This live recording of the entire Carnegie Hall Concerto of May 1, 2005 is announced as “specially-priced,” so that must mean 2 CDs for the price of one. The short first disc must be explained by BMG wanting to include every note of the concert rather than editing out one selection to keep under the single-CD 80-minute limit. The concert was well received by critics and the sold-out audience. One writer pointed out the odd pairing of the young Russian pianist and Grammy nominee Kissin with the veteran conductor Levine. They had worked together on an acclaimed concerto recording in the past – the Beethoven Nos. 2 & 5. But all agreed the duo produced a brilliant yet sensitive sound, sometimes making one think of a full orchestra onstage.
That brings up the fuzzy terminology of the album’s overall title. The normal meaning of piano four hands is both players seated next to one another at a single keyboard. This is also referred to as piano duet – the treble part of the keyboard is the primo and and the lower portion is the secondo. They were intended for performing at home with family and friends. On the other hand, pieces for two pianos are normally called exactly that. Pianists of the highest level such as Kissin and Levine would likely not be squeezing together hip to hip on a single piano bench to play four hand music on the public stage. So what we have here is Schubert’s original pieces for two players at one piano (most homes had a piano then but few had two of them) spread out to two separate pianos – both for more elbow room and for more pleasing spatial differentiation. The cover photo makes it all clear. So what we have here is a perfect stereo setup, though I wouldn’t have objected to a bit further sonic separation of the two instruments.

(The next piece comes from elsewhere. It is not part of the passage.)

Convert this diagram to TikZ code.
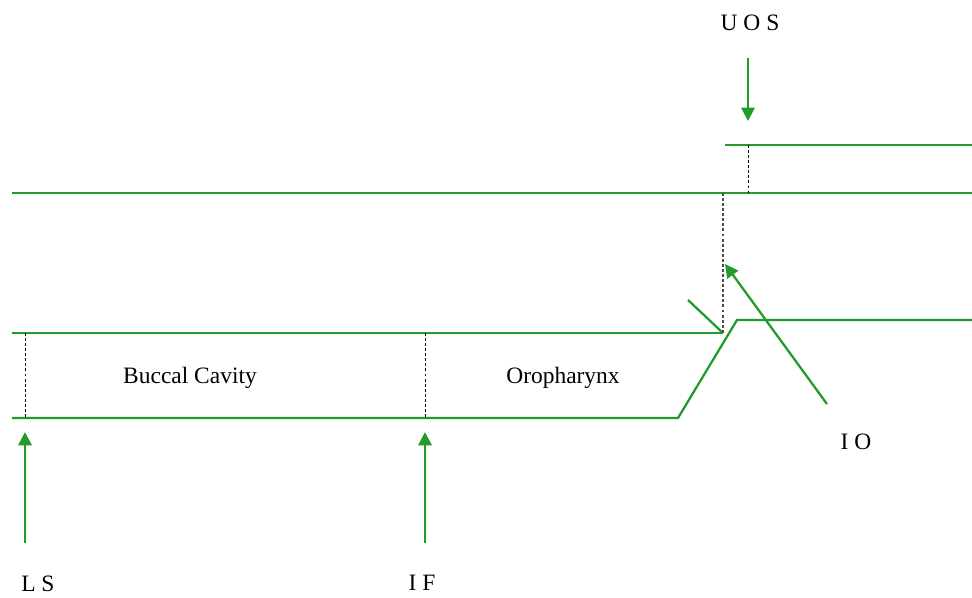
\documentclass[tikz,border=0pt]{standalone}
\usepackage{fontspec}
\setmainfont{Liberation Serif}
\usetikzlibrary{arrows.meta}
\definecolor{tubegreen}{RGB}{34,155,42}
\tikzset{
  wall/.style    = {draw=tubegreen, line width=1.7pt},
  pointer/.style = {-{Triangle[length=10pt, width=10pt]}, draw=tubegreen, line width=1.7pt},
  marker/.style  = {dash pattern=on 2.2pt off 1.6pt, black, line width=0.6pt},
  lbl/.style     = {font=\fontsize{17.6}{20}\selectfont, inner sep=0pt},
}
\begin{document}
\begin{tikzpicture}[x=0.75pt, y=-0.75pt]
  \useasboundingbox (0,0) rectangle (972,597);
  % tube walls
  \draw[wall] (12,193) -- (972,193);
  \draw[wall] (725,145) -- (972,145);
  \draw[wall] (12,333) -- (723,333);
  \draw[wall] (12,418) -- (678,418) -- (737,320) -- (972,320);
  \draw[wall] (688,300) -- (723,333);
  % section marks
  \coordinate (lstop) at (25,333);
  \coordinate (lsbot) at (25,418);
  \coordinate (iftop) at (425,333);
  \coordinate (ifbot) at (425,418);
  \coordinate (ostop) at (723,193);
  \coordinate (osbot) at (723,333);
  \coordinate (uostop) at (748,145);
  \coordinate (uosbot) at (748,193);
  \draw[marker] (lstop) -- (lsbot);
  \draw[marker] (iftop) -- (ifbot);
  \draw[marker, black!70, line width=1pt] (ostop) -- (osbot);
  \draw[marker] (uostop) -- (uosbot);
  % labels
  \node[lbl, anchor=base] (buccal) at (190,383) {Buccal Cavity};
  \node[lbl, anchor=base] (oro) at (563,383) {Oropharynx};
  \node[lbl, anchor=base] (uos) at (750,30) {U O S};
  \node[lbl, anchor=base] (io) at (856,449) {I O};
  \node[lbl, anchor=base west] (ls) at (21,591) {L S};
  \node[lbl, anchor=base] (if) at (422,590) {I F};
  % pointers
  \coordinate (uostail) at (748,58);
  \coordinate (uostip) at (748,121);
  \coordinate (iotail) at (827,404);
  \coordinate (iotip) at (725,264);
  \coordinate (lstail) at (25,543);
  \coordinate (lstip) at (25,432);
  \coordinate (iftail) at (425,543);
  \coordinate (iftip) at (425,432);
  \draw[pointer] (uostail) -- (uostip);
  \draw[pointer] (iotail) -- (iotip);
  \draw[pointer] (lstail) -- (lstip);
  \draw[pointer] (iftail) -- (iftip);
\end{tikzpicture}
\end{document}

The Grand Duo in C Major is the major work of the concert at almost 41 minutes length, and was Schubert’s longest piano duet. He said of the piece in a letter to a friend “I regarded it as a piano arrangement of a symphony until I learned otherwise upon seeing the manuscript” (entitled “Sonata for Four Hands”). Schubert may have thought he had a better chance of publishing the piece as a sonata instead of a symphony. The Grand Duo has actually been orchestrated by several people. The opening Fantasie in F Minor is the other major selection on the live concert. It was a sort of sequel to Schubert’s earlier solo piano virtuoso “Wanderer” Fantasie in C. in these works the composer veered from the usual improvisatory feeling of a fantasie and created a carefully constructed work of four movements played without pause.